Over the weekend, the eastbound detour was extended to more than 200 miles because the original detour route has been overcome by floodwaters.
The National Weather Service says the river has crested where it crosses I-40, but it could be days yet before the roadway is passable. Water levels in the Mississippi river must first recede before the White River can drain.
The White River broke a record set in 1949, according to the National Weather Service. The previous record was 37.3 feet, the agency said.

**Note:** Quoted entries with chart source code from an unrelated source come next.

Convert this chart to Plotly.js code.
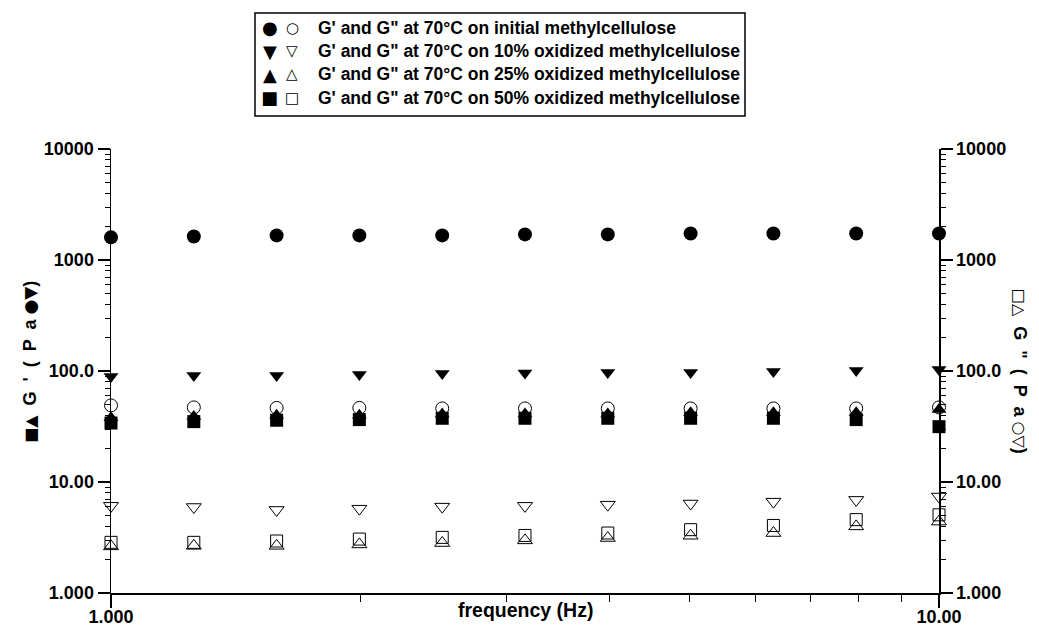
<!DOCTYPE html>
<html>
<head>
<meta charset="utf-8">
<script src="https://cdn.plot.ly/plotly-3.0.1.min.js"></script>
<style>html,body{margin:0;padding:0;background:#fff;}#chart{width:1039px;height:628px;}</style>
</head>
<body>
<div id="chart"></div>
<script>
// ---- data ----
const frequency = [1.000, 1.259, 1.585, 1.995, 2.512, 3.162, 3.981, 5.012, 6.310, 7.943, 10.00];

const gPrimeInitial  = [1600, 1630, 1665, 1665, 1665, 1700, 1700, 1735, 1735, 1735, 1735];
const gPrime10       = [89, 91, 91, 93, 95, 96, 97, 97, 99, 101, 103];
const gPrime25       = [38, 39, 40, 40, 41, 41, 41, 42, 42, 42, 45];
const gPrime50       = [34, 35, 36, 36.5, 37.5, 37.5, 37.5, 37.5, 37.5, 36.5, 31.5];

const gDoubleInitial = [49, 47, 46.5, 46.5, 46, 46, 46, 46, 46, 46, 47];
const gDouble10      = [6.1, 5.95, 5.6, 5.75, 6.0, 6.1, 6.25, 6.4, 6.65, 6.9, 7.4];
const gDouble25      = [2.63, 2.66, 2.66, 2.74, 2.82, 2.98, 3.13, 3.28, 3.47, 3.98, 4.4];
const gDouble50      = [2.86, 2.86, 2.94, 3.06, 3.17, 3.30, 3.47, 3.72, 4.06, 4.58, 5.06];

const yTickVals  = [1, 10, 100, 1000, 10000];
const yTickText  = ['1.000', '10.00', '100.0', '1000', '10000'];
const xTickVals  = [1, 10];
const xTickText  = ['1.000', '10.00'];

const legendFilled = ['●', '▼', '▲', '■'];
const legendOpen   = ['○', '▽', '△', '□'];
const legendLabels = [
  "G' and G\" at 70°C on initial methylcellulose",
  "G' and G\" at 70°C on 10% oxidized methylcellulose",
  "G' and G\" at 70°C on 25% oxidized methylcellulose",
  "G' and G\" at 70°C on 50% oxidized methylcellulose"
];

// ---- styling ----
const FONT = 'Arial, "Liberation Sans", sans-serif';
const SYMFONT = '"DejaVu Sans", sans-serif';
const BLACK = '#000000';

function yMinor(){
  const v = [];
  for (let d = 0; d < 4; d++) for (let m = 2; m <= 9; m++) v.push(m * Math.pow(10, d));
  return v;
}
const xMinor = [];
for (let m = 2; m <= 9; m++) xMinor.push(m);

function tr(y, axis, symbol, size, open){
  return {
    x: frequency, y: y, yaxis: axis, type: 'scatter', mode: 'markers', cliponaxis: false,
    hoverinfo: 'skip',
    marker: {
      symbol: symbol, size: size, color: BLACK,
      line: {color: BLACK, width: open ? 1 : 0}
    }
  };
}

const traces = [
  tr(gPrimeInitial, 'y', 'circle', 14, false),
  tr(gPrime10, 'y', 'triangle-down', 13, false),
  tr(gPrime25, 'y', 'triangle-up', 13, false),
  tr(gPrime50, 'y', 'square', 13, false),
  tr(gDoubleInitial, 'y2', 'circle-open', 13, true),
  tr(gDouble10, 'y2', 'triangle-down-open', 13, true),
  tr(gDouble25, 'y2', 'triangle-up-open', 13, true),
  tr(gDouble50, 'y2', 'square-open', 12, true)
];

const tickFont = {family: FONT, size: 18, color: BLACK, weight: 'bold'};

const yCommon = {
  type: 'log', range: [0, 4], showgrid: false, zeroline: false,
  showline: true, linecolor: BLACK, linewidth: 1.5,
  ticks: 'outside', ticklen: 12, tickwidth: 1.5, tickcolor: BLACK,
  tickmode: 'array', tickvals: yTickVals, ticktext: yTickText,
  tickfont: tickFont,
  minor: {tickmode: 'array', tickvals: yMinor(), ticks: 'outside', ticklen: 5, tickwidth: 1, tickcolor: BLACK, showgrid: false}
};

function sym(s, size){
  return '<span style="font-family:DejaVu Sans;font-size:' + size + 'px;font-weight:normal">' + s + '</span>';
}

const annotations = [];
const rowY = [1.2732, 1.2207, 1.1682, 1.1155];
legendLabels.forEach((t, i) => {
  annotations.push({
    xref: 'paper', yref: 'paper', x: 0.1920, y: rowY[i], xanchor: 'center', yanchor: 'middle',
    showarrow: false, text: legendFilled[i], font: {family: SYMFONT, size: 18, color: BLACK}
  });
  annotations.push({
    xref: 'paper', yref: 'paper', x: 0.2186, y: rowY[i], xanchor: 'center', yanchor: 'middle',
    showarrow: false, text: legendOpen[i], font: {family: SYMFONT, size: 15, color: BLACK}
  });
  annotations.push({
    xref: 'paper', yref: 'paper', x: 0.2476, y: rowY[i],
    xanchor: 'left', yanchor: 'middle', showarrow: false, align: 'left',
    text: t, font: {family: FONT, size: 17.5, color: BLACK, weight: 'bold'}
  });
});
annotations.push({
  xref: 'paper', yref: 'paper', x: 0.5, y: -0.038, xanchor: 'center', yanchor: 'middle',
  showarrow: false, text: 'frequency (Hz)', font: {family: FONT, size: 19.5, color: BLACK, weight: 'bold'}
});
annotations.push({
  xref: 'paper', yref: 'paper', x: -0.098, y: 0.52, xanchor: 'center', yanchor: 'middle',
  showarrow: false, textangle: -90,
  text: sym('■▲', 16) + "  G  '  (  P  a " + sym('●▼', 17) + ')',
  font: {family: FONT, size: 18, color: BLACK, weight: 'bold'}
});
annotations.push({
  xref: 'paper', yref: 'paper', x: 1.098, y: 0.50, xanchor: 'center', yanchor: 'middle',
  showarrow: false, textangle: 90,
  text: sym('□△', 16) + '  G  "  (  P  a ' + sym('○▽', 16) + ')',
  font: {family: FONT, size: 18, color: BLACK, weight: 'bold'}
});

const layout = {
  width: 1039, height: 628,
  margin: {l: 111, r: 100, t: 149, b: 35, pad: 0},
  paper_bgcolor: '#ffffff', plot_bgcolor: '#ffffff',
  showlegend: false,
  font: {family: FONT, color: BLACK},
  xaxis: {
    type: 'log', range: [0, 1], showgrid: false, zeroline: false,
    showline: true, linecolor: BLACK, linewidth: 1.5,
    ticks: 'outside', ticklen: 13, tickwidth: 1.5, tickcolor: BLACK,
    tickmode: 'array', tickvals: xTickVals, ticktext: xTickText,
    tickfont: tickFont, ticklabelstandoff: -6,
    minor: {tickmode: 'array', tickvals: xMinor, ticks: 'outside', ticklen: 7, tickwidth: 1, tickcolor: BLACK, showgrid: false}
  },
  yaxis: Object.assign({}, yCommon, {side: 'left'}),
  yaxis2: Object.assign({}, yCommon, {side: 'right', overlaying: 'y'}),
  shapes: [{
    type: 'rect', xref: 'paper', yref: 'paper',
    x0: 0.1739, x1: 0.7657, y0: 1.0743, y1: 1.3063,
    line: {color: BLACK, width: 1.5}, fillcolor: 'rgba(0,0,0,0)'
  }],
  annotations: annotations
};

Plotly.newPlot('chart', traces, layout, {staticPlot: true, displayModeBar: false});
</script>
</body>
</html>
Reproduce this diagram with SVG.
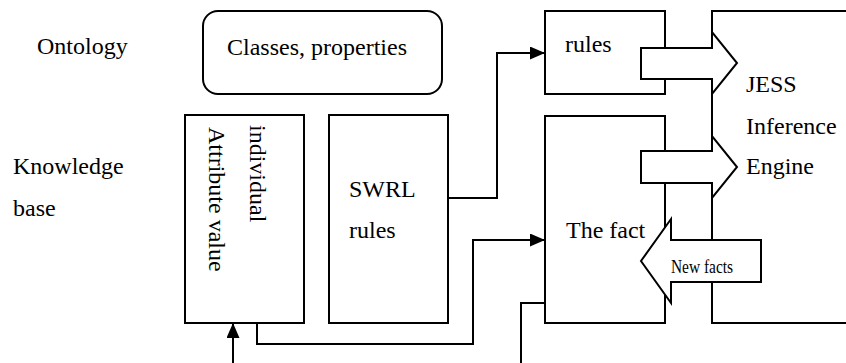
<svg xmlns="http://www.w3.org/2000/svg" width="846" height="363" viewBox="0 0 846 363">
<style>
.box{fill:#fff;stroke:#000;stroke-width:2}
.blk{fill:#fff;stroke:#000;stroke-width:2;stroke-linejoin:miter}
.ln{fill:none;stroke:#000;stroke-width:2}
.t{font-family:'Liberation Serif','Times New Roman','DejaVu Serif',serif;font-size:24px;fill:#000}
.small{font-size:18px}
</style>
<defs>
<marker id="ah" markerWidth="15" markerHeight="13" refX="15" refY="6.5" orient="auto" markerUnits="userSpaceOnUse">
<path d="M0,0 L15,6.5 L0,13 Z" fill="#000"/>
</marker>
</defs>
<rect width="846" height="363" fill="#fff"/>
<g class="t" font-family="Liberation Serif, Times New Roman, DejaVu Serif, serif">
<g id="label-ontology"><text x="37" y="54">Ontology</text></g>
<g id="label-kb"><text x="13" y="174">Knowledge</text><text x="13" y="216">base</text></g>
<g id="classes"><rect class="box" x="203" y="11" width="239" height="83" rx="15" ry="15"/><text x="227" y="55">Classes, properties</text></g>
<g id="individual"><rect class="box" x="185" y="115" width="119" height="208"/>
<text transform="translate(250,125) rotate(90)">individual</text>
<text transform="translate(209,127) rotate(90)">Attribute value</text></g>
<g id="swrl"><rect class="box" x="329" y="115" width="119" height="208"/><text x="349" y="197">SWRL</text><text x="349" y="238">rules</text></g>
<g id="rules"><rect class="box" x="545" y="11" width="120" height="83"/><text x="565" y="52">rules</text></g>
<g id="fact"><rect class="box" x="545" y="116" width="120" height="207"/><text x="566" y="238">The fact</text></g>
<g id="jess"><rect class="box" x="712" y="11" width="140" height="312"/><text x="746" y="92">JESS</text><text x="746" y="134">Inference</text><text x="746" y="174">Engine</text></g>
<g id="connectors">
<polyline class="ln" points="448,198 497,198 497,53 545,53" marker-end="url(#ah)"/>
<polyline class="ln" points="257,323 257,344 473,344 473,240 545,240" marker-end="url(#ah)"/>
<line class="ln" x1="233" y1="363" x2="233" y2="323" marker-end="url(#ah)"/>
<polyline class="ln" points="545,303 521,303 521,363"/>
</g>
<g id="arrow-rules"><polygon class="blk" points="641,48 712,48 712,32 737,63 712,94 712,79 641,79"/></g>
<g id="arrow-fact"><polygon class="blk" points="641,151 712,151 712,136 737,167 712,198 712,183 641,183"/></g>
<g id="arrow-newfacts"><polygon class="blk" points="761,240 671,240 671,219 641,261 671,303 671,282 761,282"/>
<text class="small" x="671" y="273" textLength="62" lengthAdjust="spacingAndGlyphs">New facts</text></g>
</g>
</svg>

"That is first time in the history that highway has been closed," said Tommy Jackson, spokesman for the Arkansas Department of Emergency Management in Little Rock. "That is a major trucking corridor between Little Rock and Memphis."
Jackson said with the Mississippi rising, the White River has no place to go, so flooding will probably last in Arkansas through next week.
The Mississippi is nearing a record levels in Memphis, and could threaten riverside oil refineries.
The Memphis river gauge was at 47 feet on Sunday afternoon, according to the National Weather Service. The record at Memphis is 48.7 feet set in 1937.
"The high water, and consequently the increase in river currents, will affect tanker traffic for the delivery of crude oil and the loading of petroleum products," Andy Lipow, president of Lipow Oil Associates LLC in Houston, was quoted by Bloomberg.
Some refinery locations may be flooded by the rising water, causing reductions in crude processing rates and consequently an impact in supply, be noted. "The New Orleans-Baton Rouge region has 11 refineries with a combined capacity of 2.5 million barrels a day, or 13 percent of U.S. output."